Erica, Rach, Beth, Diesel, Bella and I hit the road after lunch and started the long trek to Amarillo.  We made it in safely that night by about 1:30am.  Needless to say, we were exhausted.  The next morning we headed out by about 9am for the border.  After a breakfast stop at Braums, we hit the Texas/New Mexico border before lunchtime.

I concluded that I hate driving through New Mexico.  There was "construction" from the state line to Raton, NM, with no workers, no equipment, but 45 and 55 mph speed limits.  Very frustrating!

Eventually we made it out of NM and into CO and arrived in Colorado Springs by about 4pm.  I had found an apartment online the week prior to departure and was able to put down a deposit at one I liked.  So, upon arrival we promptly went to the apartment complex so I could look at it and decide whether to lease it.  It really pays to have your own construction inspector along on trips like this...thanks Erica!  The apartment checked out and I signed the lease and by 6:30 we had the trailer completely unloaded into the garage and we were heading off to return it.

My apartment is great!  It's a two bedroom/one bathroom which is perfect for company, so start making reservations now!  I have an attached one car garage which is directly below my apartment.  Other garages are also below my apartment, so I don't have to worry about making too much noise on the floor which is nice.  There's also no apartments above me or on either side of me, which is a huge blessing and means I rarely hear any noise!

So, I've been busy this week trying to get my apartment semi-unpacked.  I've managed to get the kitchen unpacked and the bathroom mostly unpacked.  My closet and the linen closet are pretty well put together.  I was so blessed to have Rach along last weekend to do some grocery shopping for me so I didn't starve this week...thanks Rach!  And equally blessed to have Beth there to help me find a new mattress so I'm not sleeping on air this week...thanks Beth!

And here are a few pictures in no particular order...
 Bella playing in the new apartment.  She seems to be adjusting okay.

 Check out her claws!  That's why she's "Killer"!

 Diesel likes the new toys.

 Though perhaps doesn't like the paparazzi.

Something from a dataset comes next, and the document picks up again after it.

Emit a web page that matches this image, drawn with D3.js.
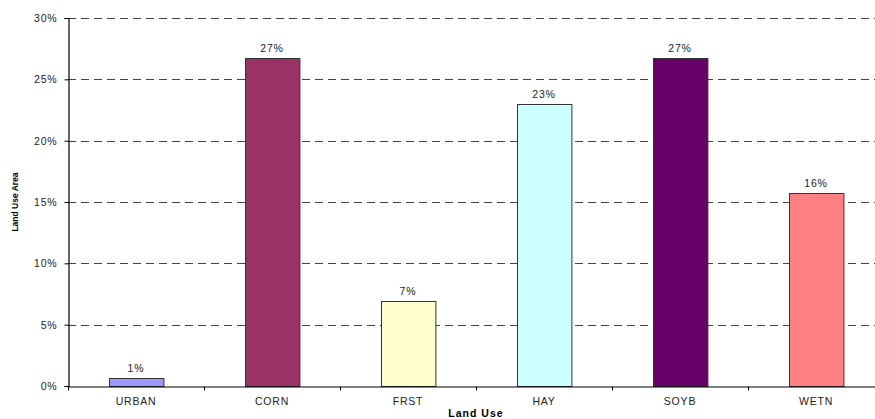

 Steph and I before leaving for Colorado.  Miss her!

 Random picture of Karis and I from earlier this summer.  Just too cute, had to throw it in!

 Picture of me in the new place.  That big blue book is one of the many cool things I got from Compassion during my first week.  It's going to be an awesome organization to work for!

 From left to right: Erica, Rachael, me, and Beth; dressed and ready for church Sunday after moving.

From left to right: Beth, Rachael, Erica and I in front of Garden of the Gods Sunday afternoon on our whirlwind tour about Colorado Springs.  Miss you ladies very much and so thankful for all the many ways you helped me last weekend!

And the last couple of days I've been busy getting the things together that I need for Africa and getting them packed.  Can't believe I'll be heading for the airport in 15 hours!  I was so blessed by a co-worker who's offered to keep an eye on my place and kitties while I'm gone.  I'm looking forward to the trip.  It's going to be a great opportunity to get to know my new boss better and to learn so much about Compassion's ministry!

Hopefully I'll be able to post an update or two from Africa, otherwise be ready for pictures when I get back in September!  :)  Who knows, maybe it will snow here when I get back...weird!!